In diesen Akten, den sogenannten Grundbuchblättern, verbergen sich die Schicksale von rund 90.000 jungen Tirolern, Südtirolern und Trentinern, die im späten 19. Jahrhundert ihren Wehrdienst in der k. u. k. Armee geleistet haben. Dieser besondere Bestand ist nicht nur für die Wissenschaft interessant, sondern auch für viele Familienhistoriker. Aufgrund des großen Interesses wurden diese Daten schon bisher stark nachgefragt. Möglich gemacht wurde das Projekt des Tiroler Landesarchivs durch die Zusammenarbeit mit der Universität Innsbruck sowie der Europäischen Genossenschaft READ-COOP SCE, die die Plattform Transkribus betreiben. In Transkribus können handschriftliche Dokumente mittels künstlicher Intelligenz automatisiert erkannt werden.
Großangelegte Digitalisierung
Das Projekt wurde in mehreren Etappen durchgeführt. Im Jänner und Februar 2020 wurden die Grundbuchblätter aus Südtirol und Trentino und im Februar und März 2021 die Grundbuchblätter aus Nordtirol gescannt. Insgesamt handelte es sich um etwas mehr als 98.000 Scans, wobei jeder Scan jeweils die erste Seite eines Aktes zu einer Person darstellt. Jeder Akt umfasst meist mehrere Blätter, die mittels Klammern oder Klebeband zusammengefasst wurden. Aufgrund eines ansonsten vielfach erhöhten Arbeitsaufwandes wurde jeweils nur die erste Seite des Aktes digitalisiert. Im Rahmen eines On-Demand Verfahrens können die restlichen Seiten gegen eine kleine Gebühr bestellt werden. Für die Digitalisierung wurden mehrere Scanzelte eingesetzt, durchschnittlich waren zwischen fünf und sieben Studierende im Einsatz. Mittels der DocScan App wurden die Seiten nicht nur gescannt, sondern auch zugeschnitten und von den Bearbeiter*innen sofort in die Transkribus Plattform hochgeladen. Die Benennung der Dateien erfolgte entsprechend der Beschriftung der Originalkartons. Der komplette Bestand konnte so in weniger als 20 Arbeitstagen komplett digitalisiert werden.
Automatische Erkennung
In einem weiteren Schritt wurde ein Spezialmodell für die Erkennung des Layouts trainiert. Hier kam das Tool P2PaLa zum Einsatz.

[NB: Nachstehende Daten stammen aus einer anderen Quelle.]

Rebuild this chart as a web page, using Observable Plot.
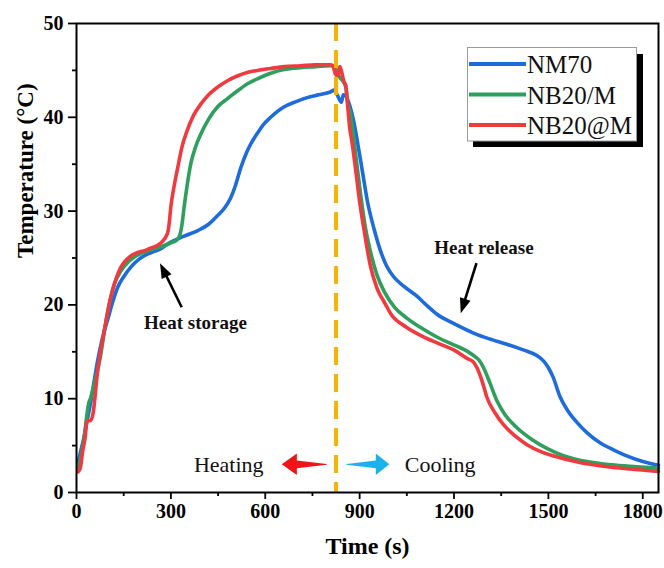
<!DOCTYPE html>
<html><head><meta charset="utf-8">
<script src="https://cdn.jsdelivr.net/npm/d3@7"></script>
<script src="https://cdn.jsdelivr.net/npm/@observablehq/plot@0.6"></script>
<style>body{margin:0;background:#fff} #chart{width:664px;height:568px}</style>
</head><body><div id="chart"></div>
<script>
const seriesNames = ["NM70", "NB20/M", "NB20@M"];
const seriesColors = ["#1E6BDB", "#2E9F5C", "#EF3A3F"];

const nm70Time = [5,14,22,30,45,67,85,98,115,130,150,172,200,225,268,300,340,384,420,448,470,490,505,522,540,553,575,596,617,659,700,733,770,807,820,830,842,848,855,868,881,895,910,925,945,965,985,1008,1040,1083,1115,1146,1200,1262,1310,1368,1420,1463,1485,1500,1515,1537,1560,1590,1625,1664,1710,1749,1800,1850];
const nm70Temp = [3.2,4.5,5.6,7.0,9.6,14.0,16.8,18.3,20.3,21.8,23.0,24.0,24.9,25.4,26.0,26.7,27.3,27.9,28.6,29.5,30.3,31.4,32.7,34.6,36.2,37.1,38.3,39.3,40.0,41.1,41.7,42.1,42.4,42.7,42.9,42.3,41.6,42.4,42.3,41.3,39.6,37.0,34.0,31.0,28.2,25.9,24.2,23.0,22.0,20.9,19.9,19.0,18.0,17.0,16.4,15.8,15.2,14.6,14.0,13.3,12.3,10.2,8.8,7.5,6.3,5.3,4.5,3.9,3.3,2.9];

const nb20mTime = [5,14,25,32,38,45,55,77,90,104,120,141,165,193,230,268,299,318,328,335,342,352,363,378,395,420,448,480,511,545,575,617,660,712,760,807,820,828,838,848,856,862,870,880,890,903,918,935,955,980,1010,1050,1103,1150,1209,1240,1262,1280,1294,1315,1336,1360,1400,1450,1495,1550,1622,1700,1780,1850];
const nb20mTemp = [2.6,3.8,6.0,8.0,9.4,10.1,11.4,14.7,17.5,20.1,22.2,23.6,24.6,25.3,25.8,26.2,26.6,26.9,27.4,28.5,30.4,32.8,35.0,36.8,38.2,39.8,41.1,42.0,42.8,43.6,44.1,44.7,45.1,45.3,45.4,45.5,45.4,44.8,44.2,43.8,43.2,41.5,40.5,38.2,35.3,31.8,28.3,25.6,23.2,21.3,19.8,18.6,17.4,16.5,15.6,15.1,14.6,14.1,13.3,11.6,9.8,8.4,6.9,5.6,4.7,3.9,3.3,2.95,2.75,2.6];

const nb20aTime = [5,12,20,28,33,45,52,67,88,109,135,172,225,268,289,295,300,310,321,335,352,372,395,420,448,480,511,545,575,617,660,712,760,807,815,823,830,837,843,850,856,862,868,876,887,900,915,934,955,980,1000,1050,1103,1150,1199,1241,1262,1273,1290,1305,1330,1358,1395,1432,1480,1537,1600,1675,1760,1850];
const nb20aTemp = [2.2,2.6,4.5,6.0,7.6,7.7,8.3,12.9,17.2,20.8,23.6,25.2,25.9,26.6,27.6,28.8,30.5,32.6,34.5,36.8,38.6,40.2,41.4,42.4,43.2,43.9,44.4,44.8,45.0,45.2,45.4,45.5,45.6,45.6,45.5,44.6,44.4,45.4,44.8,43.8,43.4,41.2,39.0,37.3,34.5,31.0,27.8,24.2,21.8,20.2,19.0,17.6,16.6,15.9,15.2,14.3,13.9,13.3,11.8,10.1,8.5,7.2,6.0,5.1,4.3,3.7,3.2,2.8,2.5,2.25];

const xTicks = [0, 300, 600, 900, 1200, 1500, 1800];
const xMinorTicks = [150, 450, 750, 1050, 1350, 1650];
const yTicks = [0, 10, 20, 30, 40, 50];
const yMinorTicks = [5, 15, 25, 35, 45];
const switchTime = [825];

const phaseText = ["Heating", "Cooling"];
const phaseTextTime = [484, 1156];
const phaseTextTemp = [2.95, 2.95];
const arrowCenterTemp = 2.95;
const heatingArrowTime = [654, 702, 702, 797];
const heatingArrowHalf = [0, 1.15, 0.42, 0.04];
const coolingArrowTime = [860, 953, 953, 996];
const coolingArrowHalf = [0.04, 0.42, 1.15, 0];

const noteText = ["Heat storage", "Heat release"];
const noteTime = [378, 1295];
const noteTemp = [18.1, 26.1];
const noteArrowFromTime = [336, 1273];
const noteArrowFromTemp = [19.7, 24.4];
const noteArrowToTime = [267, 1223];
const noteArrowToTemp = [24.4, 19.05];

const data = [];
[[nm70Time, nm70Temp], [nb20mTime, nb20mTemp], [nb20aTime, nb20aTemp]].forEach(([ts, vs], i) => {
  ts.forEach((t, j) => data.push({series: seriesNames[i], t, v: vs[j]}));
});
const heatingArrow = heatingArrowTime.map((t, i) => ({t, lo: arrowCenterTemp - heatingArrowHalf[i], hi: arrowCenterTemp + heatingArrowHalf[i]}));
const coolingArrow = coolingArrowTime.map((t, i) => ({t, lo: arrowCenterTemp - coolingArrowHalf[i], hi: arrowCenterTemp + coolingArrowHalf[i]}));
const phases = phaseText.map((text, i) => ({text, t: phaseTextTime[i], v: phaseTextTemp[i]}));
const notes = noteText.map((text, i) => ({text, t: noteTime[i], v: noteTemp[i]}));
const noteArrows = noteText.map((text, i) => ({x1: noteArrowFromTime[i], y1: noteArrowFromTemp[i], x2: noteArrowToTime[i], y2: noteArrowToTemp[i]}));

const font = "'Liberation Serif', 'Times New Roman', serif";

// annotation arrows with filled heads, positioned through Plot's scales
function noteArrowMark(index, scales) {
  const g = d3.create("svg:g");
  const headLen = 15, headHalf = 5.5;
  noteArrows.forEach(a => {
    const x1 = scales.x(a.x1), y1 = scales.y(a.y1), x2 = scales.x(a.x2), y2 = scales.y(a.y2);
    const dx = x2 - x1, dy = y2 - y1, L = Math.hypot(dx, dy);
    const ux = dx / L, uy = dy / L;
    const bx = x2 - ux * headLen, by = y2 - uy * headLen;
    g.append("line").attr("x1", x1).attr("y1", y1).attr("x2", bx + ux * 2).attr("y2", by + uy * 2)
      .attr("stroke", "black").attr("stroke-width", 2.6);
    g.append("path")
      .attr("d", `M${x2},${y2}L${bx - uy * headHalf},${by + ux * headHalf}L${bx + uy * headHalf},${by - ux * headHalf}Z`)
      .attr("fill", "black");
  });
  return g.node();
}

const plot = Plot.plot({
  width: 664, height: 568,
  marginLeft: 76, marginRight: 6, marginTop: 23, marginBottom: 76,
  style: {fontFamily: font, background: "white", color: "black"},
  x: {domain: [0, 1850], axis: null},
  y: {domain: [0, 50], axis: null},
  color: {domain: seriesNames, range: seriesColors},
  marks: [
    Plot.line(data, {x: "t", y: "v", z: "series", stroke: "series", strokeWidth: 3.6, curve: "monotone-x"}),
    Plot.ruleX(switchTime, {stroke: "#F6B300", strokeWidth: 4, strokeDasharray: "18,9"}),
    Plot.areaY(heatingArrow, {x: "t", y1: "lo", y2: "hi", fill: "#F01419"}),
    Plot.areaY(coolingArrow, {x: "t", y1: "lo", y2: "hi", fill: "#1DB1EC"}),
    Plot.text(phases, {x: "t", y: "v", text: "text", fontSize: 22, fill: "#111"}),
    Plot.text(notes, {x: "t", y: "v", text: "text", fontSize: 19, fontWeight: "bold", fill: "#111"}),
    noteArrowMark,
    Plot.frame({stroke: "black", strokeWidth: 2}),
    Plot.axisX({ticks: xTicks, tickSize: 7, tickPadding: 4, tickFormat: d => String(d), fontSize: 20, fontWeight: "bold", strokeWidth: 1.8, label: null}),
    Plot.axisX({ticks: xMinorTicks, tickSize: 4, tickFormat: () => "", strokeWidth: 1.8, label: null}),
    Plot.axisY({ticks: yTicks, tickSize: 8, tickPadding: 5, tickFormat: d => String(d), fontSize: 20, fontWeight: "bold", strokeWidth: 1.8, label: null}),
    Plot.axisY({ticks: yMinorTicks, tickSize: 4, tickFormat: () => "", strokeWidth: 1.8, label: null}),
    Plot.text(["Time (s)"], {frameAnchor: "bottom", dy: 61, text: d => d, fontSize: 24, fontWeight: "bold"}),
    Plot.text(["Temperature (°C)"], {frameAnchor: "left", dx: -51, rotate: -90, text: d => d, fontSize: 23, fontWeight: "bold"})
  ]
});

// legend box with drop shadow
const svg = d3.select(plot);
const lg = svg.append("g").attr("font-family", font).attr("text-anchor", "start");
lg.append("rect").attr("x", 473).attr("y", 54).attr("width", 170).attr("height", 93).attr("fill", "black");
lg.append("rect").attr("x", 467.5).attr("y", 47.5).attr("width", 169).attr("height", 93.5).attr("fill", "white").attr("stroke", "#9a9a9a").attr("stroke-width", 1);
const legendY = [64, 94.5, 125];
seriesNames.forEach((name, i) => {
  lg.append("line").attr("x1", 469).attr("x2", 526).attr("y1", legendY[i]).attr("y2", legendY[i])
    .attr("stroke", seriesColors[i]).attr("stroke-width", 4);
  lg.append("text").attr("x", 527).attr("y", legendY[i] + 9).attr("font-size", 25).attr("fill", "#111")
    .attr("text-anchor", "start").text(name);
});

document.getElementById("chart").appendChild(plot);
</script>
</body></html>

Da es sich bei den Grundbuchblättern um komplexe Formulare handelt, die sich im Laufe der Jahre veränderten und zum Teil sehr uneinheitlich sind, beschränkt sich die Handschriftenerkennung auf den Familien- und Vornamen, den Geburtsort und das Geburtsjahr. Diese drei Felder, die in allen Formulartypen vorhanden sind, wurden mit mehreren 100 Beispielen trainiert.
Parallel zur Erstellung des Layout-Modells wurde auch ein spezielles Handschriftenmodell trainiert, um die Familien- und Vornamen zu erkennen. Hierfür wurden von jedem Dokument des Südtiroler Bestandes die 10 ersten Blätter manuell transkribiert sowie einige Dokumente vollständig. Weiters wurden noch aus anderen Projekten, wie dem Franziszeischen Kataster ebenfalls Namensdaten hinzugefügt und das allgemeine Modell Transkribus German Kurrent M2 als Basismodell verwendet.
Die Erkennungsqualität von rund 89% ist angesichts der doch recht herausfordernden Formularfelder, der vielen unterschiedlichen Schrifttypen und Schreiber, sowie der relativ geringen Zahl an Trainingsdaten, zufriedenstellend – soll aber in den nächsten Wochen noch einmal wesentlich verbessert werden. Die automatisierte Verarbeitung wurde direkt in der Plattform durchgeführt.
Der letzte Teil bestand dann in der Verfügbarmachung mittels read&search. Ein Vorgang, der innerhalb kürzester Zeit abgeschlossen werden konnte, da die Dokumente bereits in Transkribus liegen und nur die entsprechenden Bilder und Texte für die Webseite zur Verfügung gestellt werden mussten. Die Grundbuchblätter des Tiroler Landesarchivs sind nunmehr online abrufbar. Das Projekt soll im Laufe der kommenden Monate um eine Crowd-Sourcing Komponente erweitert werden. Mittels des gerade in Entwicklung befindlichen Tools Citizen@Science sollen interessierte Benutzer*innen die Möglichkeit erhalten, sich für die freiwillige Mitarbeit bei der Verbesserung der Texterkennung sowie der kompletten Erfassung der Formulardaten zu melden und so einen Beitrag zur leichteren Verfügbarkeit historischer Daten leisten können.